* _Exercise aim_: Copy the data exactly as it appears, and do not include any pictures.

* _Provided material_:
⁂

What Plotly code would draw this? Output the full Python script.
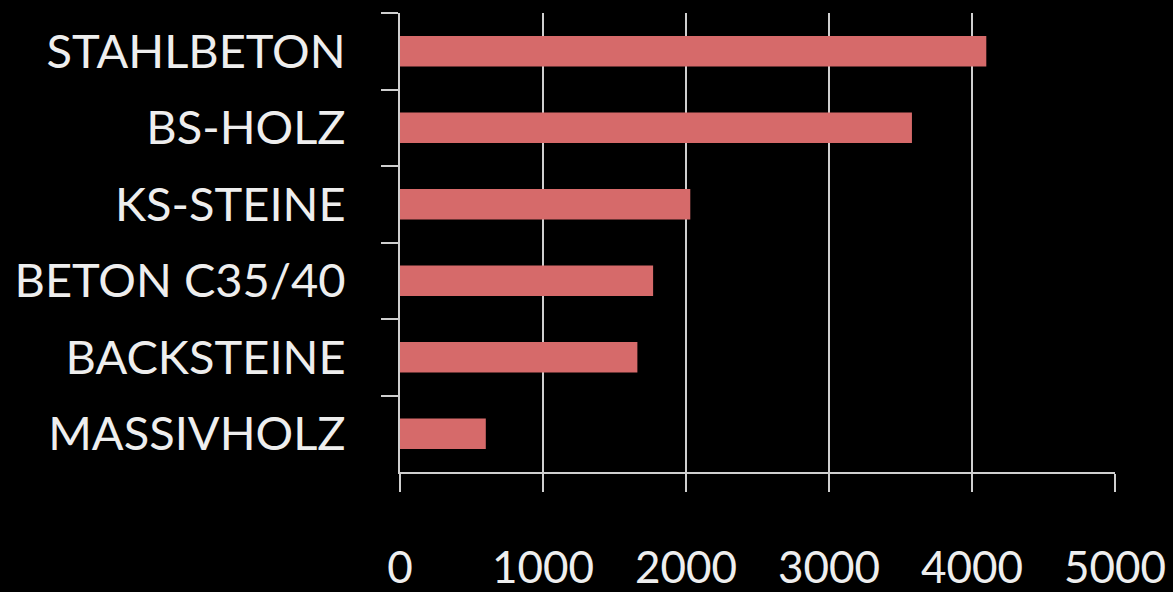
import plotly.graph_objects as go

categories = ["STAHLBETON", "BS-HOLZ", "KS-STEINE", "BETON C35/40", "BACKSTEINE", "MASSIVHOLZ"]
values = [4100, 3580, 2030, 1770, 1660, 600]
x_ticks = [0, 1000, 2000, 3000, 4000, 5000]

line_col = "#cfcfcf"
fig = go.Figure(go.Bar(
    x=values, y=categories, orientation="h",
    marker=dict(color="#d66a6a", line=dict(width=0)),
    width=0.4,
))
fig.update_layout(
    width=1173, height=592,
    paper_bgcolor="black", plot_bgcolor="black",
    margin=dict(l=400, r=58, t=13, b=120, autoexpand=False),
    font=dict(family="Lato", color="#eeeeee", size=46),
    showlegend=False,
    bargap=0.6,
)
fig.update_xaxes(
    range=[0, 5000], tickvals=x_ticks, ticktext=[str(v) for v in x_ticks],
    showgrid=True, gridcolor=line_col, gridwidth=2,
    showline=True, linecolor=line_col, linewidth=2,
    ticks="outside", ticklen=18, tickwidth=2, tickcolor=line_col,
    ticklabelstandoff=38, zeroline=False, automargin=False,
    tickfont=dict(size=44, family="Lato", color="#eeeeee"),
)
fig.update_yaxes(
    categoryorder="array", categoryarray=categories, autorange="reversed",
    showline=True, linecolor=line_col, linewidth=2,
    ticks="outside", ticklen=17, tickwidth=2, tickcolor=line_col,
    tickson="boundaries", showgrid=False, automargin=False,
    ticklabelstandoff=43,
    tickfont=dict(size=47, family="Lato", color="#eeeeee"),
)
fig.write_html(
    "out.html",
    config={"displayModeBar": False},
    post_script="document.body.style.margin='0';document.body.style.background='black';",
)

⁂

* _Result for this task_:
What Plotly code would draw this? Output the full Python script.
import plotly.graph_objects as go

categories = ["STAHLBETON", "BS-HOLZ", "KS-STEINE", "BETON C35/40", "BACKSTEINE", "MASSIVHOLZ"]
values = [4100, 3580, 2030, 1770, 1660, 600]
x_ticks = [0, 1000, 2000, 3000, 4000, 5000]

line_col = "#cfcfcf"
fig = go.Figure(go.Bar(
    x=values, y=categories, orientation="h",
    marker=dict(color="#d66a6a", line=dict(width=0)),
    width=0.4,
))
fig.update_layout(
    width=1173, height=592,
    paper_bgcolor="black", plot_bgcolor="black",
    margin=dict(l=400, r=58, t=13, b=120, autoexpand=False),
    font=dict(family="Lato", color="#eeeeee", size=46),
    showlegend=False,
    bargap=0.6,
)
fig.update_xaxes(
    range=[0, 5000], tickvals=x_ticks, ticktext=[str(v) for v in x_ticks],
    showgrid=True, gridcolor=line_col, gridwidth=2,
    showline=True, linecolor=line_col, linewidth=2,
    ticks="outside", ticklen=18, tickwidth=2, tickcolor=line_col,
    ticklabelstandoff=38, zeroline=False, automargin=False,
    tickfont=dict(size=44, family="Lato", color="#eeeeee"),
)
fig.update_yaxes(
    categoryorder="array", categoryarray=categories, autorange="reversed",
    showline=True, linecolor=line_col, linewidth=2,
    ticks="outside", ticklen=17, tickwidth=2, tickcolor=line_col,
    tickson="boundaries", showgrid=False, automargin=False,
    ticklabelstandoff=43,
    tickfont=dict(size=47, family="Lato", color="#eeeeee"),
)
fig.write_html(
    "out.html",
    config={"displayModeBar": False},
    post_script="document.body.style.margin='0';document.body.style.background='black';",
)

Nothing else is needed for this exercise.